The company, in a lengthy statement issued Tuesday, said it would change the way it reports monthly sales retroactively to the start of 2011. The move comes as the Justice Department and Securities and Exchange Commission investigate whether the company inflated sales by pressing dealers to buy more vehicles.

Neither Justice nor the SEC would comment Tuesday. Higher monthly sales could influence the company's stock price, although Fiat Chrysler said in the statement that its quarterly revenue figures would not change.

A chart issued by the company shows that it overstated sales for 30 months since January of 2011, while understating the numbers for 36 months. Using the new reporting method, the company's string of 75 monthly year-over-year increases actually ended in September of 2013 at 40 months.

The net effect of the revisions is that the company actually understated its sales by nearly 19,000 vehicles during the past 5 1/2 years, Fiat Chrysler said. The company blamed the discrepancy on two sales-counting practices that it says will be stopped:

— Previously the company had a "reserve" stock of cars that had been shipped to big fleet buyers such as rental car companies but not recorded as sales. Managers had the ability to move those sales from one month to the next to make sure the company reported positive sales numbers. "Fleet sales will now be recorded as sales upon shipment by FCA US of the vehicle to the customer," the company statement said.

— Dealers sign paperwork to sell a vehicle and then report it as a sale to Fiat Chrysler. But the sale might fall through because the customer backs out or can't get financing. Previously FCA still counted these as sales, but made sure it didn't count the same vehicle when it was sold later.
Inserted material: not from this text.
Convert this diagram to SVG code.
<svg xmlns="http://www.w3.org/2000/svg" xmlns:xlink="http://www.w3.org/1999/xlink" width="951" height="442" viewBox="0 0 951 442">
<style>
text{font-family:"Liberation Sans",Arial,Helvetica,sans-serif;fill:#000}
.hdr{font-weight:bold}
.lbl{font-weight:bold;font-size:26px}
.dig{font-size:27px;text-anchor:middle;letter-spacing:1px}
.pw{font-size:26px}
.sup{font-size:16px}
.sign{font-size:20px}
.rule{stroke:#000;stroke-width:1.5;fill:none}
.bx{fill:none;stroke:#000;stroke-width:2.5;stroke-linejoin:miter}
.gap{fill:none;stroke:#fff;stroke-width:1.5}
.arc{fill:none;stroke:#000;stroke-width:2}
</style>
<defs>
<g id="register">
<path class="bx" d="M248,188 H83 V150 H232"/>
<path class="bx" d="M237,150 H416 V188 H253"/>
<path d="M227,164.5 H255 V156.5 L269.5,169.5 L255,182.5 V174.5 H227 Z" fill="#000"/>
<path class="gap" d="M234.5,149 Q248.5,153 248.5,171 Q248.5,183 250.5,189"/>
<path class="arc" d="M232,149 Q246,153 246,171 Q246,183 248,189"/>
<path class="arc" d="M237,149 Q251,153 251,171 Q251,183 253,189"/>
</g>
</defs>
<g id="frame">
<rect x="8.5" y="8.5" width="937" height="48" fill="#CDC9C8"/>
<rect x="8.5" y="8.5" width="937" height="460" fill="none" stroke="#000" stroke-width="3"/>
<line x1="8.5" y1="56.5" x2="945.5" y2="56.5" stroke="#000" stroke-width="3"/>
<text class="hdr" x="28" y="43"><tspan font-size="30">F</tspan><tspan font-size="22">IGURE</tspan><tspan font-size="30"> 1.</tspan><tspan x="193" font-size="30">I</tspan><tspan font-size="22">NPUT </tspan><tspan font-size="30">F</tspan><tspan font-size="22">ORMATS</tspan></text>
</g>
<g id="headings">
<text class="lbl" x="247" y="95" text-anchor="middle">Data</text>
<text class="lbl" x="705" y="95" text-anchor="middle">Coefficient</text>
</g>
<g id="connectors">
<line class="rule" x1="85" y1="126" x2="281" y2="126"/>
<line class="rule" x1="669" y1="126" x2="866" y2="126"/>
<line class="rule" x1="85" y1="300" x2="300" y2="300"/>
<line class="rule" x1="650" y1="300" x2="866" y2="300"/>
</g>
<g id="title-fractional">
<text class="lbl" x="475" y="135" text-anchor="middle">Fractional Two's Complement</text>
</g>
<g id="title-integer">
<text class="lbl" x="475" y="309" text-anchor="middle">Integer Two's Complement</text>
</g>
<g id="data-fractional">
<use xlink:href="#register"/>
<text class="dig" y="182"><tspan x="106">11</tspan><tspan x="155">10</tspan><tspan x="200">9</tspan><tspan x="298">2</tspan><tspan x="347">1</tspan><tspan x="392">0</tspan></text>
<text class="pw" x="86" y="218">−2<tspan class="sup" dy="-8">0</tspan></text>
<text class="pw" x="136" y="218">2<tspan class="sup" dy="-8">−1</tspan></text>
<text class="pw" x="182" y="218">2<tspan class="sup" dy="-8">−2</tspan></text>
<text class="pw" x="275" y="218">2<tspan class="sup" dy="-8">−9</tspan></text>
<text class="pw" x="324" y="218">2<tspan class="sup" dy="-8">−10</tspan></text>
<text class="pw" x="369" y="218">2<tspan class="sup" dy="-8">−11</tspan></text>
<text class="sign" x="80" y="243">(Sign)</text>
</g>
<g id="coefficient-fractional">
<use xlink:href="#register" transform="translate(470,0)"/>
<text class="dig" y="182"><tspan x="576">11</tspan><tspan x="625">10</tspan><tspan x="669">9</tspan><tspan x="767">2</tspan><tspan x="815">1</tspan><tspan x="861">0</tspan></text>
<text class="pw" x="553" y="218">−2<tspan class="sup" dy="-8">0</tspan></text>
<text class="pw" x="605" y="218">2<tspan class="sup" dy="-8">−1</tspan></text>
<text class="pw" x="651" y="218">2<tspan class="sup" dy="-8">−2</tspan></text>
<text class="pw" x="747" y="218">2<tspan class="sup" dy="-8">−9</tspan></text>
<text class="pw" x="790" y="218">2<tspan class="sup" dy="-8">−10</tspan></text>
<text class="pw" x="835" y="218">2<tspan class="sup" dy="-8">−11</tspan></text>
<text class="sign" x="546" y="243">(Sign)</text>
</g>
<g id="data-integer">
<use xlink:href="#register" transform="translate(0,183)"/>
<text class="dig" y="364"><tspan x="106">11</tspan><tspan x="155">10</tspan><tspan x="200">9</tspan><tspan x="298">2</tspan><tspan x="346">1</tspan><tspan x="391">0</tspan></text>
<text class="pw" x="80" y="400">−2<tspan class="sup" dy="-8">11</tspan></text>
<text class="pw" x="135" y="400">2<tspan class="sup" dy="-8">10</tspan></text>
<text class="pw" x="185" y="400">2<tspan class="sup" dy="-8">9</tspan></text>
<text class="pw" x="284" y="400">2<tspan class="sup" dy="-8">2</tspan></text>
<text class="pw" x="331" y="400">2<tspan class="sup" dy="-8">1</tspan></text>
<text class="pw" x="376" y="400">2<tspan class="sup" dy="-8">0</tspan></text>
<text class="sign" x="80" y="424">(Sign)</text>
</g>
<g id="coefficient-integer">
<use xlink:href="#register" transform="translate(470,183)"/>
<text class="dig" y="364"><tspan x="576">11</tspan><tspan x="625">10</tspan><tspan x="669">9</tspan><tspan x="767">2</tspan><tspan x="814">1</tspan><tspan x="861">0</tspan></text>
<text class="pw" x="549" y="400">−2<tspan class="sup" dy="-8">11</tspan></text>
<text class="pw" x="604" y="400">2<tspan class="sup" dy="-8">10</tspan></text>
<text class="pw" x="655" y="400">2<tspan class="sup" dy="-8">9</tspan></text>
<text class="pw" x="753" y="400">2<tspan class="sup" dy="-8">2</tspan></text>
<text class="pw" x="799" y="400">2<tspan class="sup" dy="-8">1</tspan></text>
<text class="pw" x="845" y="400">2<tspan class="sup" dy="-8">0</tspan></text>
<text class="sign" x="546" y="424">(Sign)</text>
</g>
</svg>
Now the company will subtract sales "unwinds" when it finds out the deal has fallen through. When the vehicle is sold again, it will be counted as a sale.
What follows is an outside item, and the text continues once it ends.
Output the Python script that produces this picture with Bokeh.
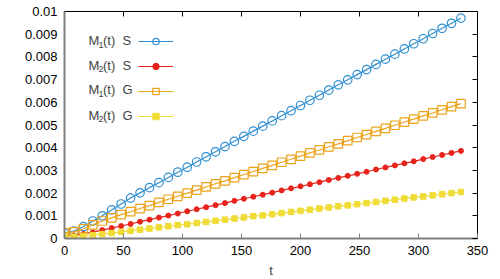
from bokeh.plotting import figure
from bokeh.models import (LinearAxis, FixedTicker, CustomJSTickFormatter, Legend, LegendItem,
                          Label, Range1d, ColumnDataSource)
from bokeh.embed import file_html
from bokeh.resources import INLINE

t = [0, 8, 16, 24, 32, 40, 48, 56, 64, 72, 80, 88, 96, 104, 112, 120, 128, 136, 144, 152, 160,
     168, 176, 184, 192, 200, 208, 216, 224, 232, 240, 248, 256, 264, 272, 280, 288, 296, 304,
     312, 320, 328, 336]

m1_s = [0.00025, 0.00033, 0.00052, 0.00077, 0.00100, 0.00126, 0.00152, 0.00178, 0.00201, 0.00224,
        0.00246, 0.00269, 0.00292, 0.00314, 0.00337, 0.00360, 0.00382, 0.00405, 0.00428, 0.00450,
        0.00473, 0.00495, 0.00518, 0.00541, 0.00563, 0.00586, 0.00609, 0.00631, 0.00654, 0.00677,
        0.00699, 0.00722, 0.00744, 0.00767, 0.00790, 0.00812, 0.00835, 0.00858, 0.00880, 0.00903,
        0.00926, 0.00948, 0.00971]

m2_s = [0.00013, 0.00014, 0.00020, 0.00028, 0.00037, 0.00046, 0.00055, 0.00064, 0.00074, 0.00083,
        0.00092, 0.00101, 0.00110, 0.00120, 0.00129, 0.00138, 0.00147, 0.00156, 0.00166, 0.00175,
        0.00184, 0.00193, 0.00202, 0.00212, 0.00221, 0.00230, 0.00239, 0.00248, 0.00258, 0.00267,
        0.00276, 0.00285, 0.00294, 0.00304, 0.00313, 0.00322, 0.00331, 0.00340, 0.00350, 0.00359,
        0.00368, 0.00377, 0.00386]

m1_g = [0.00025, 0.00029, 0.00042, 0.00060, 0.00077, 0.00091, 0.00105, 0.00118, 0.00132, 0.00145,
        0.00159, 0.00173, 0.00186, 0.00200, 0.00213, 0.00227, 0.00241, 0.00254, 0.00268, 0.00281,
        0.00295, 0.00309, 0.00322, 0.00336, 0.00349, 0.00363, 0.00377, 0.00390, 0.00404, 0.00417,
        0.00431, 0.00445, 0.00458, 0.00472, 0.00485, 0.00499, 0.00513, 0.00526, 0.00540, 0.00553,
        0.00567, 0.00581, 0.00594]

m2_g = [0.00010, 0.00008, 0.00011, 0.00015, 0.00020, 0.00024, 0.00029, 0.00034, 0.00039, 0.00044,
        0.00049, 0.00054, 0.00059, 0.00063, 0.00068, 0.00073, 0.00078, 0.00083, 0.00088, 0.00093,
        0.00098, 0.00102, 0.00107, 0.00112, 0.00117, 0.00122, 0.00127, 0.00132, 0.00137, 0.00142,
        0.00146, 0.00151, 0.00156, 0.00161, 0.00166, 0.00171, 0.00176, 0.00181, 0.00185, 0.00190,
        0.00195, 0.00200, 0.00205]

x_ticks = [0, 50, 100, 150, 200, 250, 300, 350]
y_ticks = [0, 0.001, 0.002, 0.003, 0.004, 0.005, 0.006, 0.007, 0.008, 0.009, 0.01]

series_names = ["1", "2", "1", "2"]
series_kinds = ["S", "S", "G", "G"]
series_values = [m1_s, m2_s, m1_g, m2_g]
colors = ["#2f8fd2", "#e8231b", "#eba31b", "#efdc36"]
markers = ["circle", "circle", "square", "square"]
fills = [False, True, False, True]
sizes = [8.5, 5, 8.5, 5.5]
widths = [1.2, 1.0, 1.2, 1.0]

FONT = "Liberation Sans"
NB = "\u00a0"

p = figure(frame_width=413, frame_height=227, output_backend="svg", toolbar_location=None,
           x_range=Range1d(0, 350), y_range=Range1d(0, 0.01),
           min_border_left=64, min_border_top=11, min_border_right=12, min_border_bottom=40)
p.background_fill_color = "white"
p.border_fill_color = "white"
p.grid.visible = False
p.outline_line_color = "black"
p.outline_line_width = 1

xa = p.xaxis[0]
ya = p.yaxis[0]
xa.ticker = FixedTicker(ticks=x_ticks)
ya.ticker = FixedTicker(ticks=y_ticks)
ya.formatter = CustomJSTickFormatter(code="return Number(tick.toPrecision(6)).toString();")
for ax in (xa, ya):
    ax.axis_line_color = "#7f7f7f"
    ax.axis_line_width = 2
    ax.major_tick_line_color = "#7f7f7f"
    ax.minor_tick_line_color = None
    ax.major_label_text_font = FONT
    ax.major_label_text_font_size = "13px"
    ax.major_label_text_color = "black"
    ax.axis_label_text_font = FONT
    ax.axis_label_text_font_size = "13px"
    ax.axis_label_text_font_style = "normal"
    ax.major_tick_out = 0
xa.major_tick_in = 5
ya.major_tick_in = 0
xa.major_label_standoff = 7
ya.major_label_standoff = 7
xa.axis_label = "t"
xa.axis_label_standoff = 5

top = LinearAxis(ticker=FixedTicker(ticks=x_ticks), axis_line_color=None,
                 major_tick_in=5, major_tick_out=0, minor_tick_line_color=None,
                 major_label_text_color=None, major_label_text_font_size="1px",
                 major_label_standoff=0)
right = LinearAxis(ticker=FixedTicker(ticks=y_ticks), axis_line_color=None,
                   major_tick_in=5, major_tick_out=0, minor_tick_line_color=None,
                   major_label_text_color=None, major_label_text_font_size="1px",
                   major_label_standoff=0)
p.add_layout(top, "above")
p.add_layout(right, "right")

items = []
for vals, col, mk, fl, sz, lw in zip(series_values, colors, markers, fills, sizes, widths):
    src = ColumnDataSource(dict(t=t, v=vals))
    lr = p.line("t", "v", source=src, line_color=col, line_width=1.2)
    sr = p.scatter("t", "v", source=src, marker=mk, size=sz, line_color=col, line_width=lw,
                   fill_color=col if fl else None)
    items.append(LegendItem(label=" ", renderers=[lr, sr]))

legend = Legend(items=items, location=(74, 114), orientation="vertical",
                glyph_width=35, glyph_height=16, label_height=16, label_width=0,
                label_standoff=0, spacing=9, padding=0, margin=0,
                border_line_color=None, background_fill_alpha=0,
                label_text_font_size="1px")
p.add_layout(legend, "center")

row_y = [197, 172.3, 147.7, 122.3]
for ry, nm, kd in zip(row_y, series_names, series_kinds):
    p.add_layout(Label(x=24, y=ry + 1, x_units="screen", y_units="screen", text="M",
                       text_font=FONT, text_font_size="13px", text_baseline="middle",
                       text_align="left"))
    p.add_layout(Label(x=34, y=ry - 3, x_units="screen", y_units="screen", text=nm,
                       text_font=FONT, text_font_size="9px", text_baseline="middle",
                       text_align="left"))
    p.add_layout(Label(x=38.5, y=ry + 1, x_units="screen", y_units="screen",
                       text="(t)" + NB + NB + kd,
                       text_font=FONT, text_font_size="13px", text_baseline="middle",
                       text_align="left"))

open("out.html", "w").write(file_html(p, INLINE))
There are no clear reporting standards for monthly sales, and criteria for a sale vary by automaker. But industry insiders say the numbers are often manipulated by both dealers and the companies.
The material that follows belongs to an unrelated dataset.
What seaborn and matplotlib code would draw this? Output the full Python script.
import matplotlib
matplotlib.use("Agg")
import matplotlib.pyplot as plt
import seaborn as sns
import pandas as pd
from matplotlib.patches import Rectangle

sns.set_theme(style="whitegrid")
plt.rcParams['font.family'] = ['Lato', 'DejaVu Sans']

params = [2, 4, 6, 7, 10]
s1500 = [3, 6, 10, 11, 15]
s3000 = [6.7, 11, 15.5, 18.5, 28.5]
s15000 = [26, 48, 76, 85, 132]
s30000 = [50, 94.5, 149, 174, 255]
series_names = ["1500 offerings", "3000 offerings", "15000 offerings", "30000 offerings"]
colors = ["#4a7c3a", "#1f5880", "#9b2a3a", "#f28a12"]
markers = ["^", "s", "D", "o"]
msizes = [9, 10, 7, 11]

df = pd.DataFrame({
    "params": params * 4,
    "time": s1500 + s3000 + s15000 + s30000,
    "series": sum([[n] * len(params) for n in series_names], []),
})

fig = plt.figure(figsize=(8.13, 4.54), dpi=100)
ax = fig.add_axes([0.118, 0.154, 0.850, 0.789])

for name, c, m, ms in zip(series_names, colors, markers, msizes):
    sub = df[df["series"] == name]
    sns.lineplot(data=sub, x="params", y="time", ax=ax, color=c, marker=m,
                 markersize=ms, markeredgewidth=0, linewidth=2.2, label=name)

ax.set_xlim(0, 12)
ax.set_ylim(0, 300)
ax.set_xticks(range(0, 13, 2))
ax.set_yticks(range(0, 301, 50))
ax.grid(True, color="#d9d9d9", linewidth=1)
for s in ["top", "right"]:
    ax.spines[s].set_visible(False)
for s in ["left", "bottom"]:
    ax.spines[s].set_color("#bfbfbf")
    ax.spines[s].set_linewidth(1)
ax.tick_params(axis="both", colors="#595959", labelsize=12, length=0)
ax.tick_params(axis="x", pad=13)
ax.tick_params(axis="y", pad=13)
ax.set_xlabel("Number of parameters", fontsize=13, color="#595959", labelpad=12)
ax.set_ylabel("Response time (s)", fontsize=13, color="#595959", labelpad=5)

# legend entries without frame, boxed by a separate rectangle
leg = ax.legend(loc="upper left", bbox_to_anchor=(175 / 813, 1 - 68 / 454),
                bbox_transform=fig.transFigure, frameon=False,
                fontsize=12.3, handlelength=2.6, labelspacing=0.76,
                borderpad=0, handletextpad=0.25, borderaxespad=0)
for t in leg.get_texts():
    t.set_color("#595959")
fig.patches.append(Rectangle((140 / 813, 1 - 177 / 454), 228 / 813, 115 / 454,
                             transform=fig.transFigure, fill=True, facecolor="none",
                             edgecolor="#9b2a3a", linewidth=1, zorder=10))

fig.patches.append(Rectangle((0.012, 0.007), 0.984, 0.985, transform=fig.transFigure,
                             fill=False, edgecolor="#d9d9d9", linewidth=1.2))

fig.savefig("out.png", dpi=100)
For instance, companies will offer dealers hundreds or even thousands of dollars per vehicle if they sell a certain number above their sales from the same month a year ago. Dealers will try to make those numbers because doing so often can mean a difference of hundreds of thousands in revenue. Often dealers will buy the cars themselves, reporting them as sales and putting them in their fleet of loaner cars. Later they are sold as used cars.

"Typically the dealers could be under a lot of pressure from the companies to report sales to reach certain benchmarks to get their back-end money," said Sheldon Sandler, CEO of a Princeton, New Jersey, company that advises dealers on when to buy and sell their businesses. "There's nothing new about this," said Sandler, adding that all automakers do it.

The federal probe into Fiat Chrysler's sales began after a Chicago-area dealership group sued the company in January alleging that competing dealers got incentives to report false sales.

The Napleton dealership group contends that an FCA executive offered Napleton $20,000 to falsely report sales of 40 new vehicles. The lawsuit also alleges that the false sales give the appearance that FCA's performance is better than it actually is.

The lawsuit alleges that a competing dealership reported 85 false new vehicle sales and got tens of thousands of dollars in return. It also says FCA offered to pay the $20,000 to Napleton disguised as co-operative advertising support.

FCA has said the lawsuit is without merit and pledged to defend itself.

FCA stock closed Tuesday up 12 cents at $7.